→ **Task directions**
The lines from the top of the material through the line with "ax.set_facecolor(BG)" are to be set down exactly. Leave the pictures out.
===== Raw data
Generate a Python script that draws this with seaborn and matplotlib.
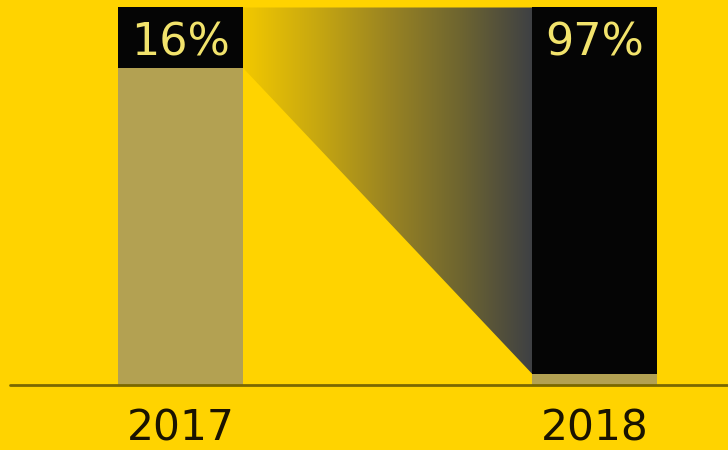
import matplotlib
matplotlib.use("Agg")
import matplotlib.pyplot as plt
import seaborn as sns
import numpy as np
import pandas as pd
from matplotlib.colors import LinearSegmentedColormap
from matplotlib.patches import Polygon

years = ["2017", "2018"]
values = [16, 97]
value_labels = ["16%", "97%"]

BG = "#FFD300"
TAN = "#B3A152"
BLACK = "#050505"
LABEL_YELLOW = "#F2E36C"

sns.set_theme(style="white")
plt.rcParams["font.family"] = ["DejaVu Sans"]

fig = plt.figure(figsize=(7.28, 4.50), dpi=100, facecolor=BG)
ax = fig.add_axes([0, 65 / 450, 1, 385 / 450])
ax.set_facecolor(BG)

df = pd.DataFrame({"year": years, "value": values,
                   "total": [100] * len(years),
                   "rest": [100 - v for v in values]})

bw = 125 / 414
sns.barplot(data=df, x="year", y="total", color=BLACK, width=bw,
            saturation=1, ax=ax, linewidth=0)
sns.barplot(data=df, x="year", y="rest", color=TAN, width=bw,
            saturation=1, ax=ax, linewidth=0)

XLIM = (-180.5 / 414, 1 + (728 - 594.5) / 414)
YLIM = (0, 100 + 7.5 / 3.78)

patches = ax.patches[:len(years)]
x0r = patches[0].get_x() + patches[0].get_width()
x1l = patches[1].get_x()
y_top = 100
y_left = 100 - values[0]
y_right = 100 - values[1]

poly = Polygon([(x0r, y_top), (x1l, y_top), (x1l, y_right), (x0r, y_left)],
               closed=True, facecolor="none", edgecolor="none")
ax.add_patch(poly)
cmap = LinearSegmentedColormap.from_list(
    "grad", ["#F2C800", "#C8A810", "#9A8422", "#6E6530", "#3E4044"])
grad = np.linspace(0, 1, 256).reshape(1, -1)
im = ax.imshow(grad, cmap=cmap, aspect="auto",
               extent=[x0r, x1l, y_right, y_top], zorder=1.5,
               interpolation="bilinear")
im.set_clip_path(poly)
ax.set_xlim(*XLIM)
ax.set_ylim(*YLIM)

for i, (p, lab) in enumerate(zip(patches, value_labels)):
    cx = p.get_x() + p.get_width() / 2
    ax.text(cx, 100 - 9.4, lab, ha="center", va="center",
            color=LABEL_YELLOW, fontsize=32,
            family=["Liberation Sans Narrow", "DejaVu Sans Condensed", "DejaVu Sans"],
            zorder=5)

ax.axhline(0, xmin=10 / 728, xmax=1, color="#7A6800", lw=2, clip_on=False, zorder=6)

for s in ax.spines.values():
    s.set_visible(False)
ax.set_yticks([])
ax.set_xlabel("")
ax.set_ylabel("")
ax.tick_params(axis="x", length=0, pad=16, labelsize=30.5, labelcolor="#1A1300")

fig.savefig("out.png", dpi=100, facecolor=BG)
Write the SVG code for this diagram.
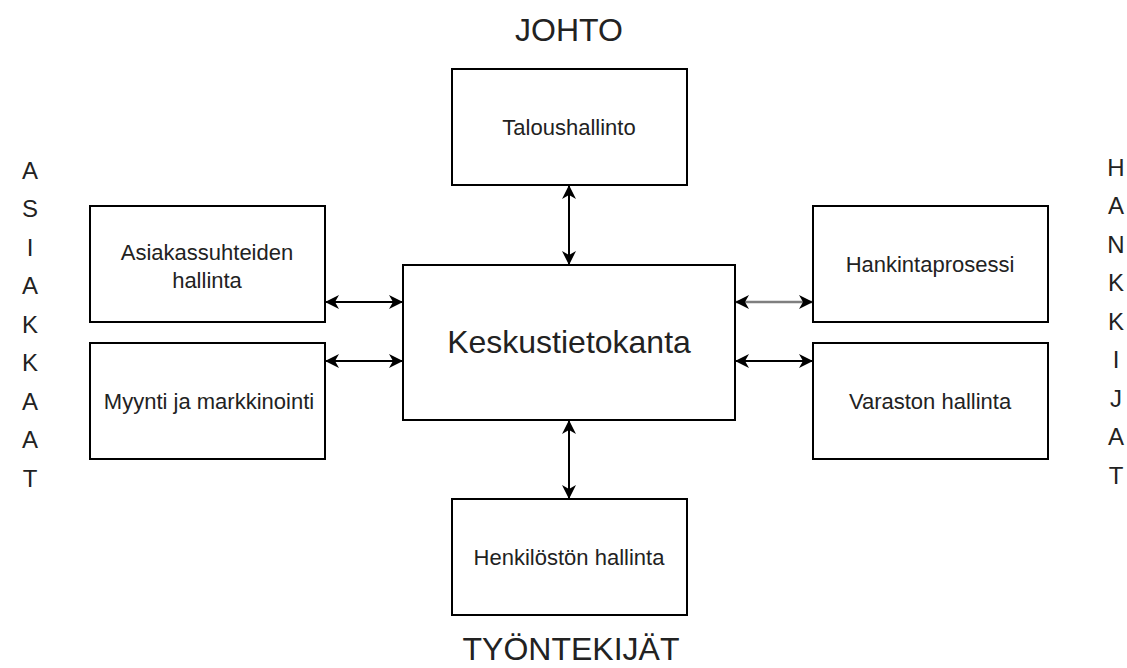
<svg xmlns="http://www.w3.org/2000/svg" width="1127" height="668" viewBox="0 0 1127 668">
  <style>
    .box { fill: #ffffff; stroke: #000000; stroke-width: 2; }
    .lbl { font-family: "Liberation Sans", Arial, sans-serif; fill: #222222; text-anchor: middle; }
    .small { font-size: 22px; }
    .big { font-size: 32px; }
    .side { font-size: 24px; }
    .link { fill: none; stroke: #000000; stroke-width: 2; marker-start: url(#head); marker-end: url(#head); }
    .link.grey { stroke: #7f7f7f; stroke-width: 2.5; }
  </style>
  <defs>
    <marker id="head" viewBox="0 0 14 14" refX="13" refY="7" markerWidth="14" markerHeight="14" markerUnits="userSpaceOnUse" orient="auto-start-reverse">
      <path d="M0,0 L14,7 L0,14 L4,7 z" fill="#000000"/>
    </marker>
  </defs>
  <rect width="1127" height="668" fill="#ffffff"/>

  <!-- outer labels -->
  <g id="labels">
    <text class="lbl big" x="569" y="41">JOHTO</text>
    <text class="lbl big" x="571" y="660">TYÖNTEKIJÄT</text>
    <text class="lbl side" x="30" y="179">A</text>
    <text class="lbl side" x="30" y="217">S</text>
    <text class="lbl side" x="30" y="256">I</text>
    <text class="lbl side" x="30" y="294">A</text>
    <text class="lbl side" x="30" y="333">K</text>
    <text class="lbl side" x="30" y="371">K</text>
    <text class="lbl side" x="30" y="410">A</text>
    <text class="lbl side" x="30" y="448">A</text>
    <text class="lbl side" x="30" y="487">T</text>
    <text class="lbl side" x="1116" y="176">H</text>
    <text class="lbl side" x="1116" y="214">A</text>
    <text class="lbl side" x="1116" y="253">N</text>
    <text class="lbl side" x="1116" y="291">K</text>
    <text class="lbl side" x="1116" y="330">K</text>
    <text class="lbl side" x="1116" y="368">I</text>
    <text class="lbl side" x="1116" y="407">J</text>
    <text class="lbl side" x="1116" y="445">A</text>
    <text class="lbl side" x="1116" y="484">T</text>
  </g>

  <g id="connectors">
    <line class="link" x1="569" y1="186" x2="569" y2="264"/>
    <line class="link" x1="569" y1="421" x2="569" y2="498"/>
    <line class="link" x1="326" y1="302" x2="402" y2="302"/>
    <line class="link" x1="326" y1="361" x2="402" y2="361"/>
    <line class="link grey" x1="736" y1="302" x2="812" y2="302"/>
    <line class="link" x1="736" y1="361" x2="812" y2="361"/>
  </g>

  <g id="central">
    <rect class="box" x="403" y="265" width="332" height="155"/>
    <text class="lbl big" x="569" y="353">Keskustietokanta</text>
  </g>
  <g id="talous">
    <rect class="box" x="452" y="69" width="235" height="116"/>
    <text class="lbl small" x="569" y="135">Taloushallinto</text>
  </g>
  <g id="asiakas">
    <rect class="box" x="90" y="206" width="235" height="116"/>
    <text class="lbl small" x="207" y="260">Asiakassuhteiden</text>
    <text class="lbl small" x="207" y="288">hallinta</text>
  </g>
  <g id="myynti">
    <rect class="box" x="90" y="343" width="235" height="116"/>
    <text class="lbl small" x="209" y="409">Myynti ja markkinointi</text>
  </g>
  <g id="hankinta">
    <rect class="box" x="813" y="206" width="235" height="116"/>
    <text class="lbl small" x="930" y="272">Hankintaprosessi</text>
  </g>
  <g id="varasto">
    <rect class="box" x="813" y="343" width="235" height="116"/>
    <text class="lbl small" x="930" y="409">Varaston hallinta</text>
  </g>
  <g id="henkilosto">
    <rect class="box" x="452" y="499" width="235" height="116"/>
    <text class="lbl small" x="569" y="565">Henkilöstön hallinta</text>
  </g>
</svg>
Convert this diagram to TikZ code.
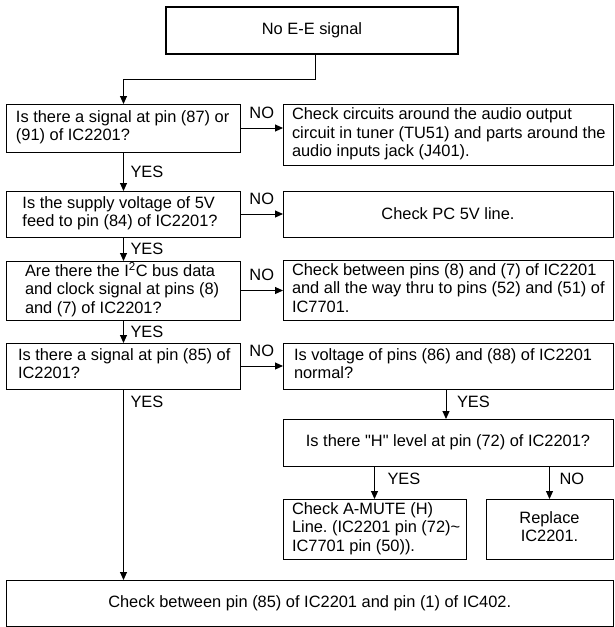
\documentclass[tikz,border=0pt]{standalone}
\usepackage{fontspec}
\setmainfont{Liberation Sans}
\usetikzlibrary{arrows.meta}
\newcommand{\ltab}[2]{\makebox[#1][l]{\begin{tabular}{@{}l@{}}#2\end{tabular}}}
\newcommand{\ctab}[1]{\begin{tabular}{@{}c@{}}#1\end{tabular}}
\frenchspacing
\begin{document}
\begin{tikzpicture}[x=1pt,y=-1pt,
  every node/.style={font=\fontsize{16.4}{18.5}\selectfont\frenchspacing, inner sep=0pt, outer sep=0pt},
  box/.style={draw, line width=1pt, rectangle, anchor=north west},
  arr/.style={line width=1pt, -{Triangle[length=8pt,width=7pt]}},
  lab/.style={anchor=west}
]
\useasboundingbox (0,0) rectangle (614,627);

\node[box, line width=2pt, minimum width=292pt, minimum height=47pt] (t) at (166,7) {No E-E signal};

\node[box, minimum width=234pt, minimum height=48pt, inner xsep=9.5pt] (q1) at (6.5,104)
  {\ltab{215pt}{Is there a signal at pin (87) or\\(91) of IC2201?}};
\node[box, minimum width=330pt, minimum height=61pt, inner xsep=9pt] (r1) at (283,104)
  {\ltab{312pt}{Check circuits around the audio output\\circuit in tuner (TU51) and parts around the\\audio inputs jack (J401).}};

\node[box, minimum width=234pt, minimum height=46pt, inner xsep=16pt] (q2) at (6.5,191)
  {\ltab{202pt}{Is the supply voltage of 5V\\feed to pin (84) of IC2201?}};
\node[box, minimum width=330pt, minimum height=46pt] (r2) at (283,191) {Check PC 5V line.};

\node[box, minimum width=234pt, minimum height=59pt, inner xsep=18.5pt] (q3) at (6.5,261)
  {\ltab{197pt}{Are there the I\textsuperscript{2}C bus data\\and clock signal at pins (8)\\and (7) of IC2201?}};
\node[box, minimum width=330pt, minimum height=60pt, inner xsep=9pt] (r3) at (283,260)
  {\ltab{312pt}{Check between pins (8) and (7) of IC2201\\and all the way thru to pins (52) and (51) of\\IC7701.}};

\node[box, minimum width=234pt, minimum height=46pt, inner xsep=11.5pt] (q4) at (6.5,343)
  {\ltab{211pt}{Is there a signal at pin (85) of\\IC2201?}};
\node[box, minimum width=330pt, minimum height=46pt, inner xsep=11pt] (r4) at (283,343)
  {\ltab{308pt}{Is voltage of pins (86) and (88) of IC2201\\normal?}};

\node[box, minimum width=330pt, minimum height=47pt] (q6) at (283,419)
  {Is there \textquotedbl H\textquotedbl\ level at pin (72) of IC2201?};

\node[box, minimum width=183pt, minimum height=60pt, inner xsep=9pt] (a1) at (283,499)
  {\ltab{165pt}{Check A-MUTE (H)\\Line. (IC2201 pin (72)\textasciitilde\\IC7701 pin (50)).}};
\node[box, minimum width=127pt, minimum height=60pt] (a2) at (486,499)
  {\ctab{Replace\\IC2201.}};

\node[box, minimum width=606.5pt, minimum height=46pt] (b) at (6.5,580)
  {Check between pin (85) of IC2201 and pin (1) of IC402.};

% connectors
\draw[arr] ([xshift=3pt]t.south) -- ++(0,25) -| (q1.north);
\draw[arr] (q1.east) -- (r1.west |- q1.east) node[midway, yshift=15pt] {NO};
\draw[arr] (q1.south) -- (q2.north) node[midway, lab, xshift=7pt] {YES};
\draw[arr] (q2.east) -- (r2.west |- q2.east) node[midway, yshift=15pt] {NO};
\draw[arr] (q2.south) -- (q3.north) node[midway, lab, xshift=7pt] {YES};
\draw[arr] (q3.east) -- (r3.west |- q3.east) node[midway, yshift=16pt] {NO};
\draw[arr] (q3.south) -- (q4.north) node[midway, lab, xshift=7pt] {YES};
\draw[arr] (q4.east) -- (r4.west |- q4.east) node[midway, yshift=15pt] {NO};
\draw[arr] (q4.south) -- (b.north -| q4.south);
\node[lab] (yes4) at ([xshift=7pt,yshift=-13pt]q4.south) {YES};
\draw[arr] ([xshift=-2pt]r4.south) -- ([xshift=-2pt]q6.north) node[midway, lab, xshift=11pt, yshift=2pt] {YES};
\draw[arr] (q6.south -| a1.north) -- (a1.north) node[pos=0.4, lab, xshift=13pt] {YES};
\draw[arr] (q6.south -| a2.north) -- (a2.north) node[pos=0.4, lab, xshift=10pt] {NO};
\end{tikzpicture}
\end{document}
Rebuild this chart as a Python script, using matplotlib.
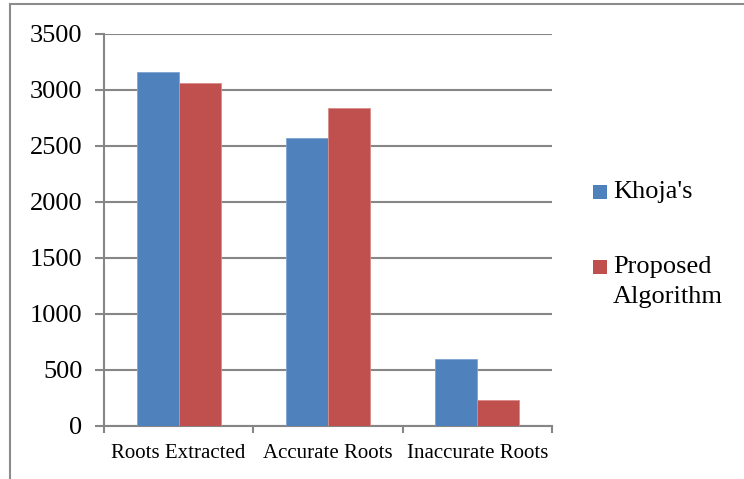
import matplotlib
matplotlib.use("Agg")
import matplotlib.pyplot as plt
from matplotlib.lines import Line2D
from matplotlib.patches import Rectangle
import numpy as np

categories = ["Roots Extracted", "Accurate Roots", "Inaccurate Roots"]
khoja = [3165, 2575, 595]
proposed = [3065, 2840, 230]
series_names = ["Khoja's", "Proposed\nAlgorithm"]
colors = ["#4F81BD", "#C0504D"]
yticks = [0, 500, 1000, 1500, 2000, 2500, 3000, 3500]

plt.rcParams['font.family'] = ['Liberation Serif', 'DejaVu Serif']

W, H = 744, 479
fig = plt.figure(figsize=(W / 100, H / 100), dpi=100)
ax = fig.add_axes([104 / W, 53 / H, 448 / W, 392 / H])

x = np.arange(len(categories))
bw = 0.282
grid_c = "#868686"
ax.bar(x - bw / 2, khoja, bw, color=colors[0], edgecolor="#7FA3D3", linewidth=0.6, zorder=3)
ax.bar(x + bw / 2, proposed, bw, color=colors[1], edgecolor="#D98B89", linewidth=0.6, zorder=3)

ax.set_xlim(-0.5, 2.5)
ax.set_ylim(0, 3500)
ax.set_yticks(yticks)
ax.set_yticklabels([str(v) for v in yticks], fontsize=19)
ax.yaxis.grid(True, color=grid_c, linewidth=1.5, zorder=0)
ax.set_axisbelow(True)

ax.set_xticks(x)
ax.set_xticklabels(categories, fontsize=15)
ax.tick_params(axis='x', which='major', length=0, pad=13)
ax.set_xticks([-0.5, 0.5, 1.5, 2.5], minor=True)
ax.tick_params(axis='x', which='minor', length=5, color=grid_c, width=1.5)
ax.tick_params(axis='y', length=6.5, color=grid_c, width=1.5, pad=9)

for s in ["top", "right"]:
    ax.spines[s].set_visible(False)
for s in ["left", "bottom"]:
    ax.spines[s].set_color(grid_c)
    ax.spines[s].set_linewidth(1.5)

# legend drawn manually in pixel coordinates (y from top)
def fx(px):
    return px / W

def fy(py):
    return 1 - py / H

leg_rows = [(192, [192]), (267, [267, 297])]
for (hy, lines), name, col in zip(leg_rows, series_names, colors):
    fig.add_artist(Rectangle((fx(593), fy(hy + 7)), 14 / W, 14 / H, facecolor=col,
                             edgecolor="none", transform=fig.transFigure))
    for ly, txt in zip(lines, name.split("\n")):
        fig.text(fx(613), fy(ly), txt, fontsize=19, va="center", ha="left")

fig.add_artist(Line2D([10 / W, 10 / W], [0, 1 - 4 / H], color="#8C8C8C", linewidth=1.5))
fig.add_artist(Line2D([10 / W, 1], [1 - 4 / H, 1 - 4 / H], color="#8C8C8C", linewidth=1.5))

fig.savefig("out.png", dpi=100)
==========
→ **Result of the task**
Generate a Python script that draws this with seaborn and matplotlib.
import matplotlib
matplotlib.use("Agg")
import matplotlib.pyplot as plt
import seaborn as sns
import numpy as np
import pandas as pd
from matplotlib.colors import LinearSegmentedColormap
from matplotlib.patches import Polygon

years = ["2017", "2018"]
values = [16, 97]
value_labels = ["16%", "97%"]

BG = "#FFD300"
TAN = "#B3A152"
BLACK = "#050505"
LABEL_YELLOW = "#F2E36C"

sns.set_theme(style="white")
plt.rcParams["font.family"] = ["DejaVu Sans"]

fig = plt.figure(figsize=(7.28, 4.50), dpi=100, facecolor=BG)
ax = fig.add_axes([0, 65 / 450, 1, 385 / 450])
ax.set_facecolor(BG)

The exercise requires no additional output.